Jean-Eric Vergne says securing his first class win in the 24 Hours of Le Mans ticks off one of his two goals for the season and comes at the highlight of his racing career.
The Frenchman combined with Andrea Pizzitola and Roman Rusinov to take the No. 26 G-Drive Racing Oreca 07 Gibson to a commanding LMP2 win after leading more than 23 hours of the race.
Coupled with his current lead in the ABB FIA Formula E Championship standings, the 28-year-old says he is at the best moment of his 12-year career so far.
“This year is my best year in my career, that’s for sure,” he told Sportscar365. “I work very hard and I had a very down period where I struggled a lot in my career and personal life.
“Today, I feel one billion times better and I can see it in the results.
“I’m at the best point of my career by far and it just keeps improving with the success I’m having.
“There were two things I wanted to win this year, it was Le Mans and Formula E. To have done Le Mans already, we’ve moved some pressure off my shoulders and I’ll take Formula E very easily.”
He started the race from third in class and described his difficult first lap which was hampered by his Formula E teammate Andre Lotterer losing the nose of his Rebellion R13 Gibson LMP1 car at the Dunlop chicane.
“[Lotterer] went very slow in a straight line and I was on the left and all the LMP2s on the right just passed me,” Vergne recalled.
“It was a train so I could never jump inside and try to overtake Andre so I lost six or seven positions.

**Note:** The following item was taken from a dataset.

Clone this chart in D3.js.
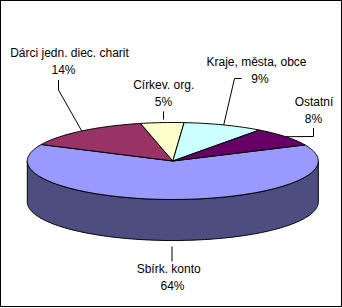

“I got them back between the first and second stint. I did four stints in a row and then I pulled a gap of one minute something, when I gave the car back.”
His opening quadruple stint lasted two-and-a-half hours before he handed the car over to his co-drivers.
After building up a sizeable lead at the front of the LMP2 field, the team then proceeded to drive more cautiously to avoid taking risks, according to Vergne.
“When you have a two-lap advantage, basically I just drove like my grandmother to bring the car back home,” he explained.
“Obviously, you want to set the fastest time and stuff like this, which is easily possible, but the main target was to win Le Mans today.
“I took it easy and zero risks in the traffic with the GTs. We were not in a rush anyway and not trying to catch someone.
“The race we had today was our race to lose, not to win.”
It marked the first Le Mans win for the Russian-backed operation, as well as for TDS Racing.